%%

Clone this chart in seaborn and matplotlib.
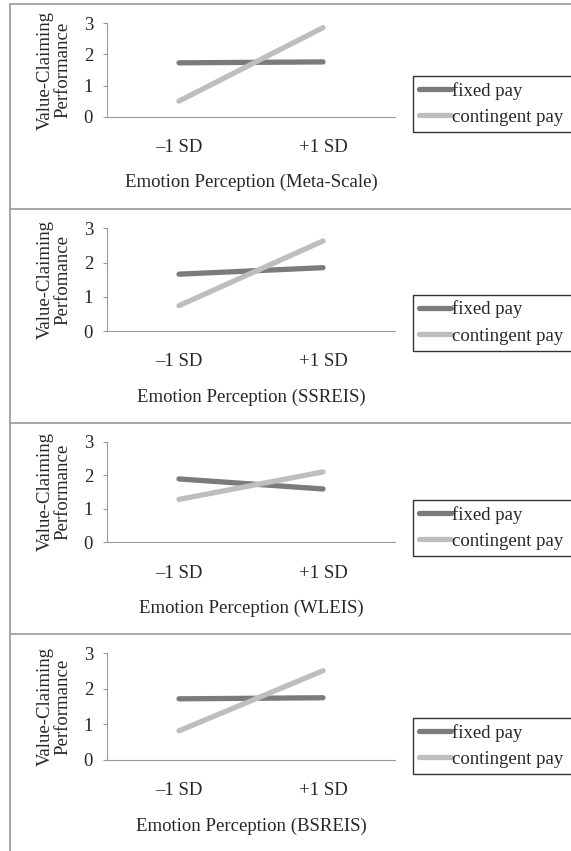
import numpy as np
import pandas as pd
import matplotlib
matplotlib.use("Agg")
import matplotlib.pyplot as plt
from matplotlib.lines import Line2D
import seaborn as sns

# ---- data ----
levels = ["\u20131 SD", "+1 SD"]
groups = ["fixed pay", "contingent pay"]
scales = ["Meta-Scale", "SSREIS", "WLEIS", "BSREIS"]
ylabels = ["Value-Claiming\nPerformance", "Value-Claiming\nPerfomance",
           "Value-Claiming\nPerformance", "Value-Claiming\nPerformance"]
fixed_vals = [[1.73, 1.76], [1.66, 1.85], [1.89, 1.59], [1.72, 1.75]]
contingent_vals = [[0.50, 2.86], [0.74, 2.63], [1.28, 2.10], [0.82, 2.51]]
yticks = [0, 1, 2, 3]

colors = {"fixed pay": "#7b7b7b", "contingent pay": "#bebebe"}

sns.set_style("white")
plt.rcParams["font.family"] = ["Liberation Serif", "DejaVu Serif"]
plt.rcParams["font.size"] = 13.5

W, H = 571, 851
fig = plt.figure(figsize=(W / 100, H / 100), dpi=100)

# axes pixel boxes (top, bottom of the 0..3 range)
ax_px = [(23.3, 116.7), (228.3, 331.0), (441.7, 542.3), (653.3, 760.0)]
leg_top_px = [76, 295, 500, 718]
x0, x1 = 107, 395

for i in range(4):
    top, bot = ax_px[i]
    ax = fig.add_axes([x0 / W, 1 - bot / H, (x1 - x0) / W, (bot - top) / H])
    df = pd.DataFrame({
        "level": levels * 2,
        "value": fixed_vals[i] + contingent_vals[i],
        "group": [groups[0]] * 2 + [groups[1]] * 2,
    })
    sns.lineplot(data=df, x="level", y="value", hue="group", hue_order=groups,
                 palette=colors, linewidth=3.8, legend=False, ax=ax,
                 solid_capstyle="round")
    ax.set_xlim(-0.5, 1.5)
    ax.set_ylim(0, 3)
    ax.set_yticks(yticks)
    ax.set_yticklabels([str(t) for t in yticks])
    for s in ["top", "right"]:
        ax.spines[s].set_visible(False)
    for s in ["left", "bottom"]:
        ax.spines[s].set_color("#9a9a9a")
        ax.spines[s].set_linewidth(0.8)
    ax.tick_params(axis="y", length=3, width=0.8, color="#9a9a9a", pad=7,
                   labelsize=13.5, left=True)
    ax.tick_params(axis="x", length=0, pad=16, labelsize=13.5)
    ax.set_xlabel(f"Emotion Perception ({scales[i]})", fontsize=13.5, labelpad=13)
    ax.set_ylabel(ylabels[i], fontsize=13.5, labelpad=9, linespacing=1.0)
    ax.set_facecolor("none")

    handles = [Line2D([0], [0], color=colors[g], lw=3.8) for g in groups]
    leg = fig.legend(handles, groups, loc="upper left",
                     bbox_to_anchor=(413 / W, 1 - leg_top_px[i] / H,
                                     (585 - 413) / W, 0.0),
                     bbox_transform=fig.transFigure, borderaxespad=0,
                     mode="expand",
                     frameon=True, fancybox=False, edgecolor="black",
                     fontsize=13.5, handlelength=1.75, handletextpad=0.05,
                     labelspacing=0.5, borderpad=0.3)
    leg.get_frame().set_linewidth(1.0)

# panel borders
border_col = "#a0a0a0"
for yb in [4, 209, 423, 634]:
    fig.add_artist(Line2D([10 / W, 1.0], [1 - yb / H, 1 - yb / H],
                          transform=fig.transFigure, color=border_col, lw=1.3))
fig.add_artist(Line2D([10 / W, 10 / W], [1 - 4 / H, 0.0],
                      transform=fig.transFigure, color=border_col, lw=1.3))

fig.savefig("out.png", dpi=100)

%%

◆ **Required work**: From the opening line of the listing above through the line bearing "yticks = [0, 1, 2, 3]", repeat each line exactly. Drop every picture.

◆ **Output of the task**:
Clone this chart in seaborn and matplotlib.
import numpy as np
import pandas as pd
import matplotlib
matplotlib.use("Agg")
import matplotlib.pyplot as plt
from matplotlib.lines import Line2D
import seaborn as sns

# ---- data ----
levels = ["\u20131 SD", "+1 SD"]
groups = ["fixed pay", "contingent pay"]
scales = ["Meta-Scale", "SSREIS", "WLEIS", "BSREIS"]
ylabels = ["Value-Claiming\nPerformance", "Value-Claiming\nPerfomance",
           "Value-Claiming\nPerformance", "Value-Claiming\nPerformance"]
fixed_vals = [[1.73, 1.76], [1.66, 1.85], [1.89, 1.59], [1.72, 1.75]]
contingent_vals = [[0.50, 2.86], [0.74, 2.63], [1.28, 2.10], [0.82, 2.51]]
yticks = [0, 1, 2, 3]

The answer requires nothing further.